Posen was part of New York’s Soho scene in the 1970s, having graduated with an MFA from Yale as part of a generation of artists including Brice Marden and Richard Serra. He spent two years in Italy on a Fulbright grant—the time abroad had a profound impact on this particular body of work, most notably for their themes of gravity, perspective and representation—before returning to New York. Stateside, he became known as a proponent of a new kind of American realism, especially after his work was included in Documenta 5 in 1972, selected by the legendary curator Harald Szeemann.

Many works in the show, “Threads: Paintings from the 1960s and ‘70s,” are from this period. “They were conceived in response to the art that was around me in New York at the time: Jasper Johns’s Flags, Robert Morris’s Scattered pieces, Claes Oldenburg’s sculpture. They were all things which had a chance element about them—seemingly whole objects, but which represented a continuum of possibility.”

The works range from Clean Clothes (1969)—which gives the illusion of an installation of garments in dry-cleaning bags, but is actually a hyper- realistic depiction in oil on shaped plexiglass, hung from metal hangers—to Cut Out (1968), an oil work on shaped particle board which resembles a canvas covered by garments and bags, like covered statues and icons.

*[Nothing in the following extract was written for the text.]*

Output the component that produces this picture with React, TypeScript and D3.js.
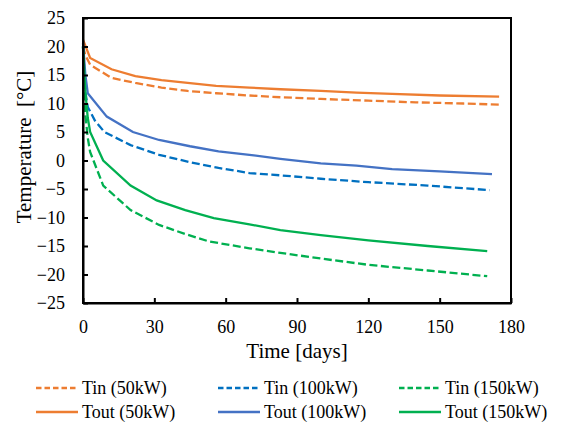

“I think of myself more as a conceptual realist who was able to think about drawing in a very challenging way—which means I was continually working with two layers, one of which was drawing and one of which was illusion,” he says. “Certainly in the 1970s I started to make drawing on top of canvas, so there were two things coexisting. A drawing can be flat, but if it wraps around a sculptural presence then it’s still a line.”

Fragment II, 1968

Posen, who seems to be enjoying the surge of renewed attention in his work, is particularly pleased that Schnabel has chosen to revisit his earlier works. “You can’t ever know how you will be perceived. But people have said to me that this work, which I did 45 years ago or more, seems very contemporary and very new to them—even radical.”

As to how New York has changed since the 1960s and 1970s, Posen laughs. “Well, there are a lot of really wonderful artists but obviously it has become a market-driven world. I often question what is intrinsic to great art and I’ve found that the money and great art don’t always go hand in hand.”

Meanwhile, he keeps working away in his studio, focusing on the possibilities of what a line can mean. “I’m an energetic sort; a workaholic, really. It makes me happy to be alone in my studio and make art,” he says. “I have at least 10 more shows in inventory alone!”